On Saturday, Mar. 20 the Main Street Gallery held the opening reception for their Eighth Annual Spring Group Exhibition. It will be up until Apr. 25. The show includes the work of 22 artists, many of them from the greater Tompkins County area, but a few from Hartford, Conn., Saratoga Springs and Rochester.

Roger and Adrienne Bea Smith moved to Groton from England seven years ago determined to "bring art to Main Street" and to maintain a connection to the greater art world. They chose to settle in Groton because it was accessible to both Ithaca and Syracuse. Adrienne Smith sees the small town location as a definite plus. "We run it, and people see us when they come in, and where could you get bigger windows?" she said, comparing hers favorably to those of the average New York City gallery.

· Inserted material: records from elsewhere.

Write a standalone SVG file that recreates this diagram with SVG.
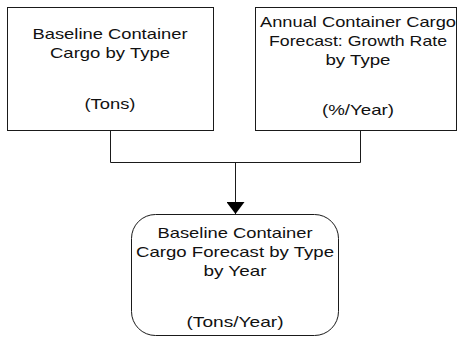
<svg xmlns="http://www.w3.org/2000/svg" width="458" height="338" viewBox="0 0 458 338">
<style>
.box{fill:#fff;stroke:#1a1a1a;stroke-width:1}
.t{font-family:"Liberation Sans",Arial,sans-serif;font-size:15px;fill:#111;text-anchor:middle}
.c{fill:none;stroke:#1a1a1a;stroke-width:1}
</style>
<defs>
<marker id="ah" viewBox="0 0 12 18" refX="12" refY="9" markerWidth="12" markerHeight="18" markerUnits="userSpaceOnUse" orient="auto">
<path d="M0,0 L12,9 L0,18 Z" fill="#000"/>
</marker>
</defs>
<rect width="458" height="338" fill="#fff"/>
<g id="connectors">
<path class="c" d="M110.5,131 V162.5 H360.5 V131"/>
<path class="c" d="M235.5,162.5 V214" marker-end="url(#ah)"/>
</g>
<g id="baseline-cargo">
<rect class="box" x="7.5" y="7.5" width="206" height="123"/>
<text class="t" x="110" y="39" textLength="155" lengthAdjust="spacingAndGlyphs">Baseline Container</text>
<text class="t" x="110" y="58" textLength="120" lengthAdjust="spacingAndGlyphs">Cargo by Type</text>
<text class="t" x="110" y="109" textLength="51" lengthAdjust="spacingAndGlyphs">(Tons)</text>
</g>
<g id="growth-rate">
<rect class="box" x="255.5" y="7.5" width="201" height="123"/>
<text class="t" x="358" y="27" textLength="196" lengthAdjust="spacingAndGlyphs">Annual Container Cargo</text>
<text class="t" x="358" y="46" textLength="178" lengthAdjust="spacingAndGlyphs">Forecast: Growth Rate</text>
<text class="t" x="358" y="65" textLength="65" lengthAdjust="spacingAndGlyphs">by Type</text>
<text class="t" x="358" y="115" textLength="72" lengthAdjust="spacingAndGlyphs">(%/Year)</text>
</g>
<g id="baseline-forecast">
<rect class="box" x="131.5" y="214.5" width="207" height="121" rx="24" ry="24"/>
<text class="t" x="235" y="238" textLength="155" lengthAdjust="spacingAndGlyphs">Baseline Container</text>
<text class="t" x="235" y="257" textLength="198" lengthAdjust="spacingAndGlyphs">Cargo Forecast by Type</text>
<text class="t" x="235" y="276" textLength="63" lengthAdjust="spacingAndGlyphs">by Year</text>
<text class="t" x="235" y="327" textLength="97" lengthAdjust="spacingAndGlyphs">(Tons/Year)</text>
</g>
</svg>
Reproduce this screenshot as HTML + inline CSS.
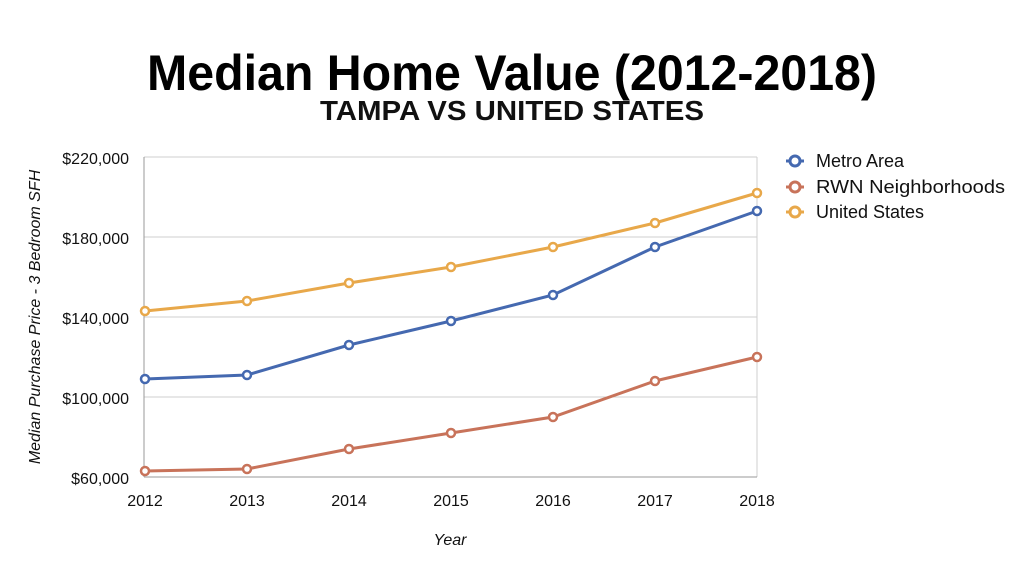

There is no shortage of visual artists within 25 miles of Ithaca, and the Smiths have had no difficulty meeting them and inviting them to put up work at their gallery. Smith teaches at the Community School of Music and Art, and has also taught at Tompkins-Cortland Community College. "We do a lot of stuff in Ithaca," she said. "We go to all the gallery nights. If we see someone [whose work] we like, we talk to them."

Over seven years the Smiths have woven the content of their shows to create a blend of continuity and fresh work. They will give a solo show to an artist who first appears in a juried show, and they will invite a mixture of new artists and ones who have exhibited before to their group shows. The current exhibition includes work several media by Jeremiah Donovan, Syau-Cheng Lai, Kumi Korf, Jenny Pope, Victoria Romanoff and 18 others.

The Smiths have catholic tastes. "We like diversity, all types of art," she said. "It just has to be something that catches our eye-figurative, abstract, conceptual-the diversity is our hallmark." Shortly after it goes up on the walls, artwork appears on their Web site ( "We sell paintings here," Smith said of the gallery itself, "and on line. We only put up a few images before the opening, and then more afterward. We have people who look on line and buy without ever having seen the actual artwork."

Smith, however, encourages people-those who want to buy and those just like to look-to attend the opening receptions and to drop by the gallery. "The reception is a party," she said. "The artists who are in the show are there, and you can meet them. Also, the light is nice in there at that time of day."

The social dimension of art is important to Smith. "It's an opportunity for people to get together. The artists are accessible," she said, "and you can ask them questions. And, of course, people network."

In the strict geographical sense the Main Street Gallery is in the village of Groton in central New York State, but in the broader conceptual sense the gallery is along one of the well traveled roads that lead from place to place on the map of the national arts community.

"We have been having national juried shows for seven years," said Smith. "The first one was paintings." Main Street Gallery opened in May 2003. The first juried show went up in December 2003. "We have one of small works [July, August], of photographs [October] and a theme show [June, July]. This year it will be called 'Canine Special.'"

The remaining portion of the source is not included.